The motivations for central banks to issue digital currency are varied and may be based on jurisdictions. Boar and Wehrli explain that financial stability and monetary policy have, over time, become more important motivations for CBDC work in emerging markets and developing economies. These motivations are, however, secondary to financial inclusion.

One of the main reasons Jamaica is going digital is to increase financial inclusion. There is a growing realisation of the transformative potential of financial inclusion to accelerate development gains. As a consequence, on March 29, 2017 the Government of Jamaica launched the National Financial Inclusion Strategy (NFIS), which aimed to improve the country’s financial system by 2020. The goal of the NFIS is to create the conditions in which Jamaicans, particularly those who were previously underserved by the domestic financial system, are able to save safely and build up resilience against financial shocks, and firms are able to invest, grow and generate greater levels of wealth. While Jamaica’s CBDC will help to improve financial inclusion, the fundamental problems that contribute to exclusion must also be addressed.

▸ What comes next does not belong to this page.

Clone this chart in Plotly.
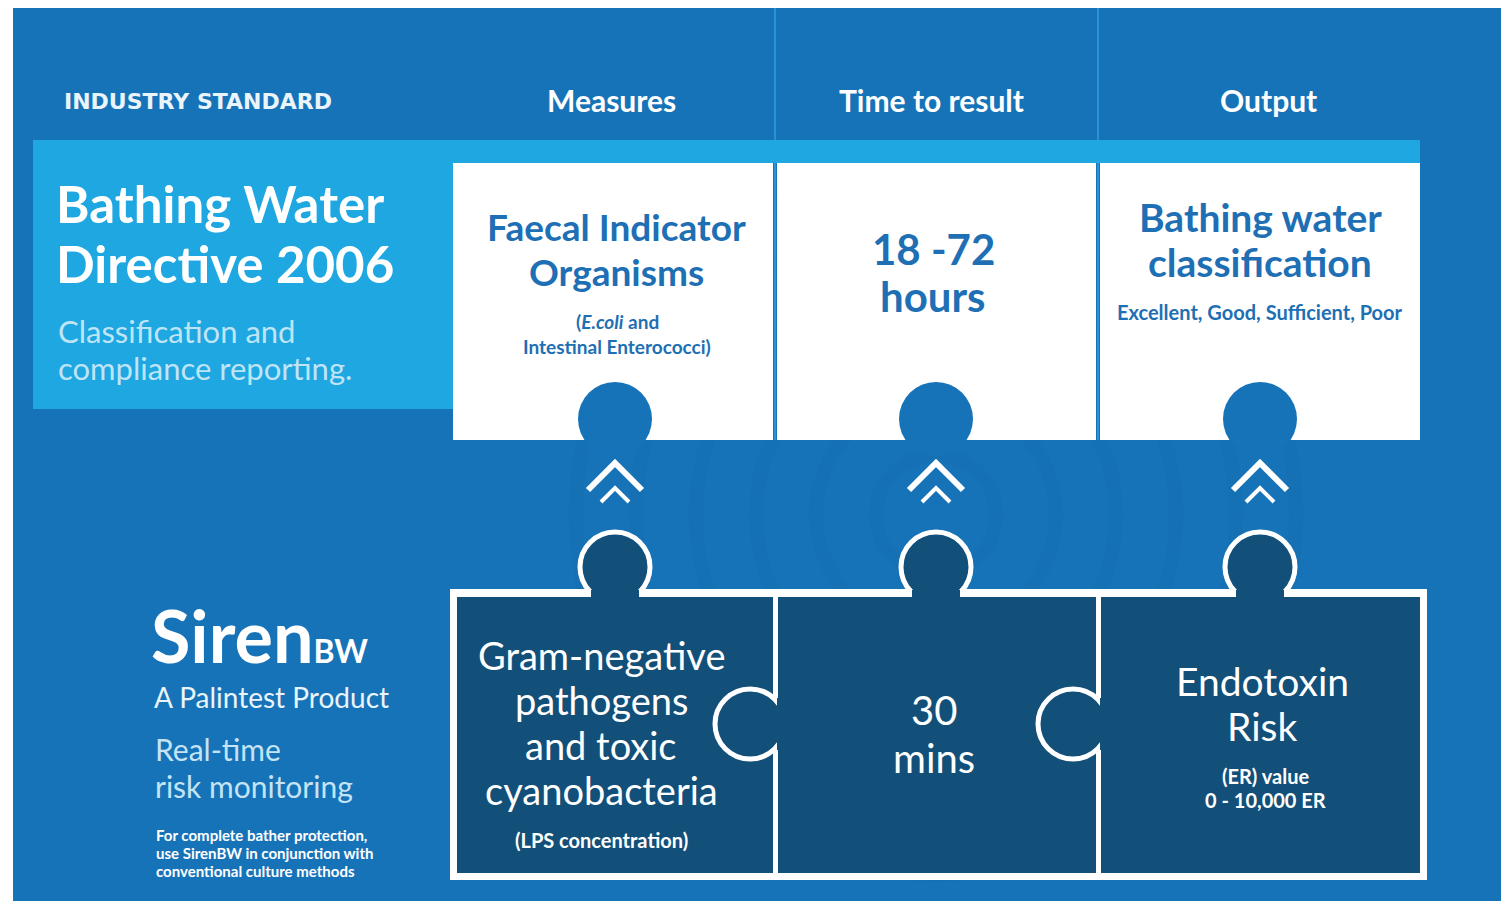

There are also challenges with the introduction of CBDC. Digital cash will leave a footprint; therefore, payment data will exist. The BIS suggests that a key national policy question will be deciding who can access which parts of the data and under what circumstances. Striking this balance between public privacy (especially as data protection legislation continues to evolve) and reducing illegal activity will require strong coordination with relevant domestic government agencies, among them tax authorities. CBDC will make it easier for governments to track financial transactions and therefore reduce tax evasion and money laundering.

The BIS highlights another challenge — counterfeiting and cyber risk. Cash has sophisticated anti-counterfeiting features and large-scale issues rarely occur. Theoretically, a successful cyber-attack on a digital CBDC system could quickly threaten a significant number of users and their confidence in the wider system (as it could for a large bank or payment service provider). Defending against cyber- attacks will be made more difficult as the number of endpoints in a general purpose CBDC system will be significantly larger than those of current wholesale central bank systems.

A recent New York Times article, referencing the digital Chinese yuan, or eCNY, indicated that CBDC will give the central banks new powers, including novel types of monetary policy to help grow the economy and to develop new tools to collect data and leverage so that the economy is more intelligent and based on real-time information. In one scenario that economists have discussed, the central bank could program its digital currency to slowly lose value so that consumers are encouraged to spend it immediately.

The Jamaica Government should seek to balance the motivation for this new policy with the risks involved and ensure that its actions support public policy objectives. This is a progressive move by the Government.